Extract the opening line of the entries and every line after it, stopping at and including the line that contains "of the test". Do not include pictures.
-- Start Working data --
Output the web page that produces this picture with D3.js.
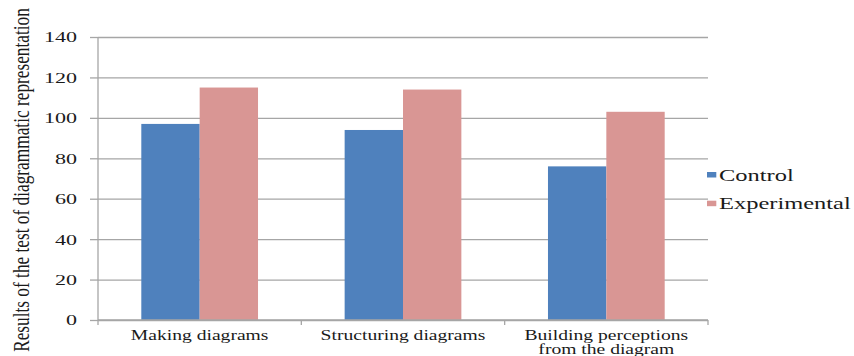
<!DOCTYPE html>
<html>
<head>
<meta charset="utf-8">
<script src="https://cdn.jsdelivr.net/npm/d3@7"></script>
<style>
  html, body { margin: 0; padding: 0; background: #fff; }
  svg { display: block; }
  text { font-family: "Liberation Serif", "Times New Roman", Times, "DejaVu Serif", serif; fill: #1a1a1a; }
</style>
</head>
<body>
<svg id="chart" width="854" height="356"></svg>
<script>
// ---- data ----
const categories = ["Making diagrams", "Structuring diagrams", "Building perceptions\nfrom the diagram"];
const seriesNames = ["Control", "Experimental"];
const control = [97, 94, 76];
const experimental = [115, 114, 103];
const yTicks = [0, 20, 40, 60, 80, 100, 120, 140];
const yTitle = "Results of the test of diagrammatic representation";

// ---- layout ----
const plotL = 98, plotR = 708, plotT = 37, plotB = 320;
const colors = { Control: "#4F81BD", Experimental: "#D99694" };
const gridColor = "#a6a6a6";

const svg = d3.select("#chart");

const x = d3.scaleBand().domain(categories).range([plotL, plotR]).paddingInner(0).paddingOuter(0);
const y = d3.scaleLinear().domain([0, 140]).range([plotB, plotT]);
const barW = x.bandwidth() * 0.287;
const xInner = d3.scaleBand().domain(seriesNames).range([0, 2 * barW]);
const innerOffset = (x.bandwidth() - 2 * barW) / 2;

// gridlines
const grid = svg.append("g").attr("transform", `translate(${plotL},0)`)
  .call(d3.axisLeft(y).tickValues(yTicks).tickSize(-(plotR - plotL)).tickFormat(""));
grid.select(".domain").remove();
grid.selectAll(".tick line").attr("stroke", gridColor).attr("stroke-width", 1.3);

// bars
const rows = categories.map((c, i) => ({ cat: c, vals: [
  { s: "Control", v: control[i] },
  { s: "Experimental", v: experimental[i] }
]}));

const groups = svg.append("g").selectAll("g").data(rows).join("g")
  .attr("transform", d => `translate(${x(d.cat) + innerOffset},0)`);
groups.selectAll("rect").data(d => d.vals).join("rect")
  .attr("x", d => xInner(d.s))
  .attr("width", xInner.bandwidth())
  .attr("y", d => y(d.v))
  .attr("height", d => y(0) - y(d.v))
  .attr("fill", d => colors[d.s]);

// y axis
const yAxis = svg.append("g").attr("transform", `translate(${plotL},0)`)
  .call(d3.axisLeft(y).tickValues(yTicks).tickSize(8).tickPadding(6.3).tickFormat(d3.format("d")));
yAxis.attr("font-family", null);
yAxis.select(".domain").attr("stroke", gridColor).attr("stroke-width", 1.3)
  .attr("d", `M0,${plotT}V${plotB}`);
yAxis.selectAll(".tick line").attr("stroke", gridColor).attr("stroke-width", 1.3);
yAxis.selectAll(".tick text")
  .attr("font-size", 15)
  .attr("fill", "#1a1a1a")
  .attr("dy", "0.33em")
  .attr("transform", "scale(1.47,1)");

// x axis
const xAxisG = svg.append("g").attr("transform", `translate(0,${plotB})`);
xAxisG.append("line").attr("x1", plotL).attr("x2", plotR).attr("y1", 0).attr("y2", 0)
  .attr("stroke", gridColor).attr("stroke-width", 1.3);
const bounds = categories.map(c => x(c)).concat([plotR]);
xAxisG.selectAll("line.tk").data(bounds).join("line").attr("class", "tk")
  .attr("x1", d => d).attr("x2", d => d).attr("y1", 0).attr("y2", 5)
  .attr("stroke", gridColor).attr("stroke-width", 1.3);

const labs = svg.append("g").selectAll("g").data(categories).join("g")
  .attr("transform", d => `translate(${x(d) + x.bandwidth() / 2},339.5) scale(1.4,1)`);
labs.each(function(d) {
  const lines = d.split("\n");
  const t = d3.select(this).append("text").attr("text-anchor", "middle").attr("font-size", 14);
  lines.forEach((ln, i) => {
    t.append("tspan").attr("x", 0).attr("y", i * 14.5).text(ln);
  });
});

// y title
svg.append("text")
  .attr("transform", "translate(29.3,180) scale(1.37,1) rotate(-90)")
  .attr("text-anchor", "middle")
  .attr("font-size", 17.3)
  .text(yTitle);

// legend
const legend = svg.append("g").selectAll("g").data(seriesNames).join("g")
  .attr("transform", (d, i) => `translate(707,${172 + i * 28.7})`);
legend.append("rect").attr("x", 0).attr("y", 0).attr("width", 9.3).attr("height", 5.5)
  .attr("fill", d => colors[d]);
legend.append("text")
  .attr("transform", "translate(12,8.7) scale(1.53,1)")
  .attr("font-size", 16)
  .text(d => d);
</script>
</body>
</html>
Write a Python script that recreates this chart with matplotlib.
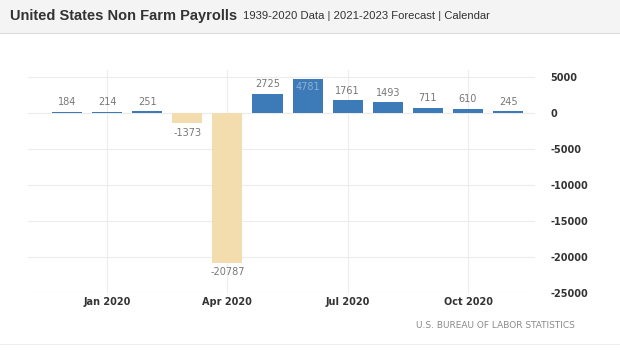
-- End Working data --
- [Task result]:
Output the web page that produces this picture with D3.js.
<!DOCTYPE html>
<html>
<head>
<meta charset="utf-8">
<script src="https://cdn.jsdelivr.net/npm/d3@7"></script>
<style>
  html, body { margin: 0; padding: 0; background: #fff; }
  svg { display: block; }
  text { font-family: "Liberation Serif", "Times New Roman", Times, "DejaVu Serif", serif; fill: #1a1a1a; }
</style>
</head>
<body>
<svg id="chart" width="854" height="356"></svg>
<script>
// ---- data ----
const categories = ["Making diagrams", "Structuring diagrams", "Building perceptions\nfrom the diagram"];
const seriesNames = ["Control", "Experimental"];
const control = [97, 94, 76];
const experimental = [115, 114, 103];
const yTicks = [0, 20, 40, 60, 80, 100, 120, 140];
const yTitle = "Results of the test of diagrammatic representation";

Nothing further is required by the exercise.